Most studio owners who run this exercise for the first time are surprised. Not because every order is a loss — some are healthy. But because the range is far wider than expected. A $1,200 wedding cake and a $350 birthday cake can have completely different margins depending on how they were costed and quoted. The goal is to make every order consistently land in the 65–70%+ range.
That consistency only comes from a systematic quote process, not from instinct honed over years. Instinct is useful. A margin floor with a real cost calculation underneath it is reliable.
Why is my cake business not making money even though I'm fully booked? Full bookings mean strong demand — but profitability depends on margin, not volume. The most common causes are undercosted labor, ingredient costs that have risen without corresponding price increases, overhead not allocated to orders, and discounting that compounds across the month. Run a true cost audit on your last ten orders to identify which factor is largest.
What gross margin should a custom cake studio be running at? Target 70% gross margin — meaning your total direct costs (ingredients, labor, packaging) should not exceed 30% of your revenue. Below 65% and overhead starts eliminating net profit. Below 50% and most studios are effectively paying themselves less than minimum wage on their skilled labor.

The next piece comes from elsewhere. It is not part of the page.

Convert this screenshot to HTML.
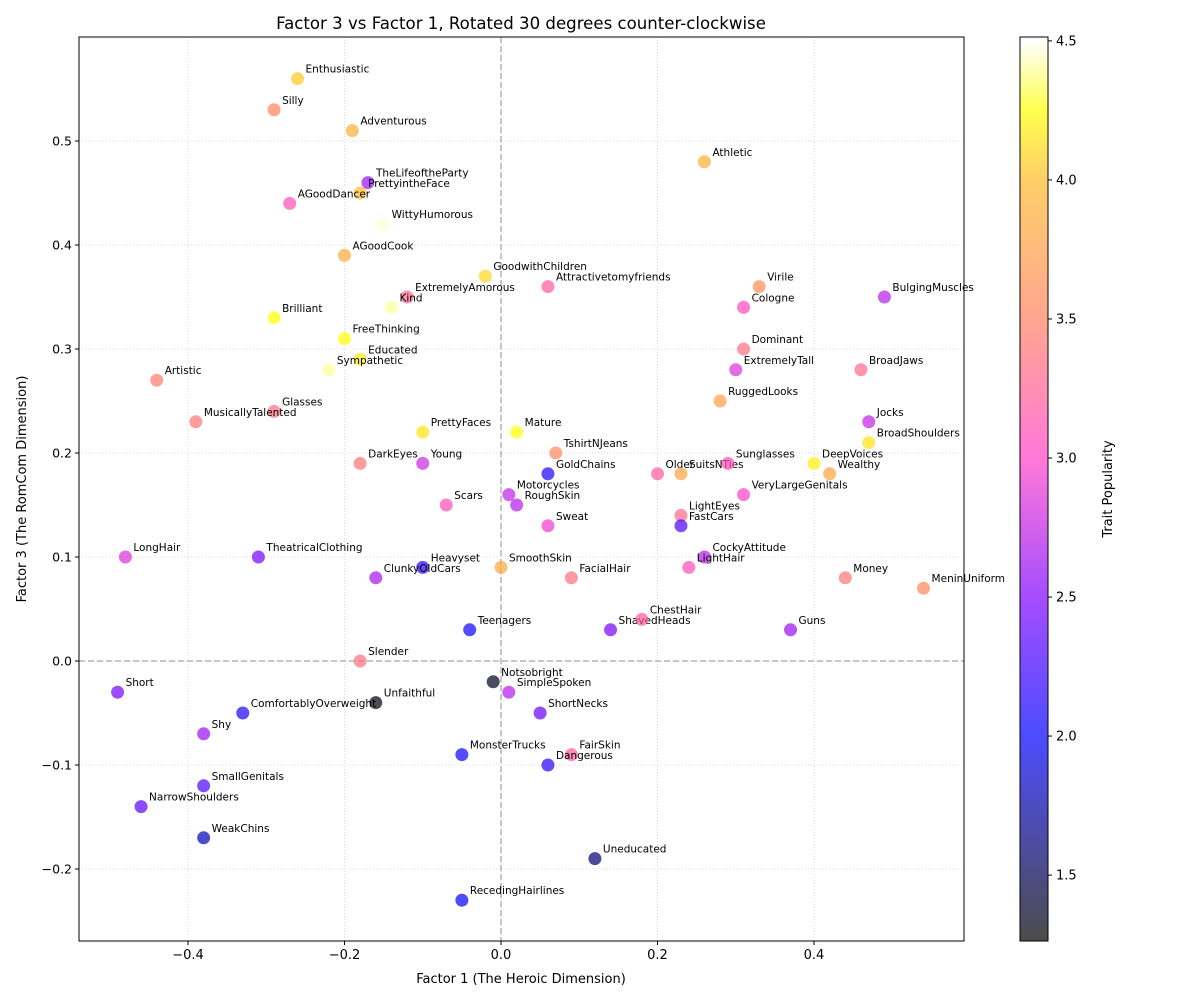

How do I know if I'm undercharging for my cakes? Calculate your effective hourly rate across your last month of orders. Divide your net income after ingredients by the total hours worked. If that number is below $35/hr, your pricing is structurally too low. A well-priced studio at $55/hr labor rate and 70% margin should produce an effective hourly rate of $40–$55 after overhead.
Should I raise prices or get more orders to improve profitability? Raise prices first. More orders at the wrong margin makes the problem larger, not smaller. Fix the cost structure and margin floor on your current order volume, then scale. Scaling a broken margin model just accelerates the loss.
How do I stop discounting without losing clients? Replace discounts with scope adjustments. When a client's budget is below your quoted price, reduce the design scope — fewer tiers, simpler decoration — rather than reducing your margin. This protects your rate while giving the client a path to booking. Clients who only book when you discount are not your target market.